Яркий свет, сияние ассоциируются аборигенами с могуществом мифических предков; предок является потомку как вспышка яркого света.12 Великий Змей-радуга, которого аборигены считают самым могущественным мифическим существом, изображается иногда в сиянии радуги, подобном ауре святого в иконописи.13 Самое заметное явление в этом ряду — изображения антропоморфных мифических существ Ванджина на скалах и стенах пещер Кимберли. Самая характерная их черта — сияния вокруг голов. Их белые лица, лишенные рта, с огромными черными провалами глаз, напоминают человеческие черепа. Это — лица предков, творцов мира. В представлении аборигенов Ванджина связаны с влагой и плодородием; обновление их свежими красками — магический акт, способствующий восстановлению их могущества и возвращению сезона дождей. А овладение дождем — это овладение стихийными силами природы, это плодородие земли, умножение растений, животных и самого человеческого рода, это жизнь. Сияние вокруг головы Ванджина обычно понимается как радуга, сопутствующая дождю, или как грозовая туча, пронизанные молниями. Современные рациональные объяснения, однако, приходят на помощь в тех случаях, когда люди уже не помнят первоначальное значение явлений их культуры. Рассматривая Ванджина в ряду других аналогичных явлений культуры аборигенов, я предложил бы иное объяснение. Нимбы вокруг голов этих существ, занимающих такое важное место в религии аборигенов, это та же аура, что окружает головы святых в христианской и буддийской иконографии. С Ванджина связаны самые глубокие и сильные человеческие чувства — вера, страх и надежда. Это и делает их воплощением священного, которое, по утверждению Рудольфа Отто, находится в основе религиозного чувства.14 Их нимбы — это излучение, свойственное святости; это сакральное поле, невидимое для обычного зрения, но прозреваемое духовно.

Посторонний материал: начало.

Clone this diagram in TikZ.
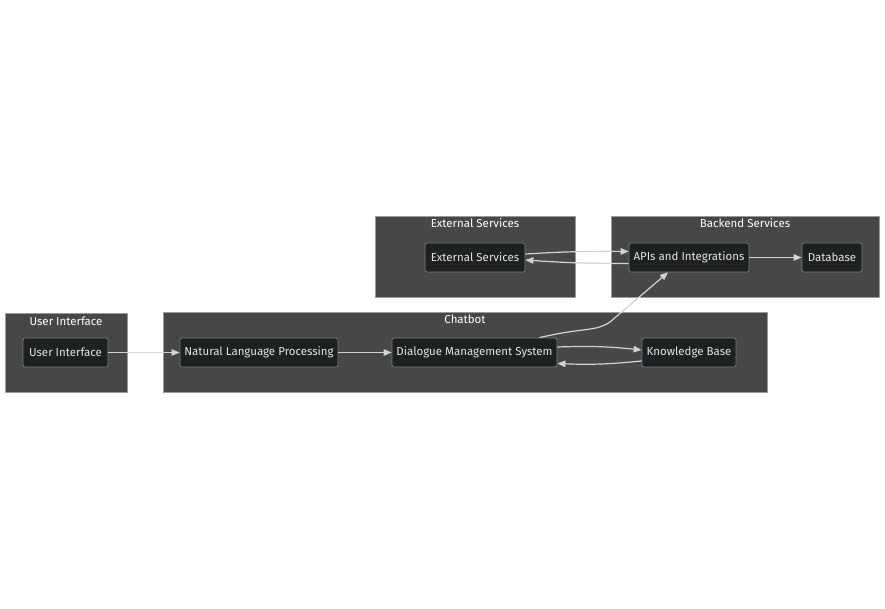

Аналогия очевидна и восходит она, вероятно, к таинственным глубинам религиозного сознания, к восприятию существ из сакрального мира в излучении ауры, доступной лишь зрению верующего. В сиянии являются на иконах и церковных фресках апостолы и пророки, Христос и Богоматерь. В иконографии Преображения от Христа исходит ослепительное сияние, фигура его пишется на фоне круга, наполненного светом.15

Философское, символическое, метафорическое содержание живописи аборигенов — все это сближает ее с иконописью. Одна из главных тем религии, мифологии и искусства аборигенов — цикл рождения, жизни и смерти. Таков глубокий смысл ритуала инициации как перехода от одного метафизического состояния к другому, как духовное преображение. Таков смысл распространенной на севере Австралии формы погребения, состоящей из двух разновременных стадий, — как освобождения души и ее ухода в страну смерти, где ее ожидает новое воплощение. Тема смерти и воскресения занимает значительное место в мифологии, — например в мифе о культурном герое Лаиндьюнге, учредителе законов, обычаев, священных обрядов. Завистники убили его, но он воскрес в ином образе. На одной из картин на коре мы видим его убитым, на той же картине он появляется из источника преображенным, со священными знаками на теле.16 Миф и запечатлевшая его картина интересны в нескольких отношениях. Прежде всего, это — метафизическое преображение героя, последовавшее за его убийством коварными врагами; наглядным выражением этого внутреннего, духовного преображения являются священные знаки на его теле. Не напоминают ли они стигмы на теле воскресшего Христа? Интересна и тема воды как стихии, связанной с воскресением для новой жизни в ином, духовно преображенном качестве. Эти темы близки к элементам христианской парадигмы и, возможно, свидетельствуют о существовании некоего универсального прасюжета-архетипа. Наконец, следует обратить внимание на сочетание в одной картине двух разновременных эпизодов — прием, знакомый иконописи. Но об этом подробнее дальше.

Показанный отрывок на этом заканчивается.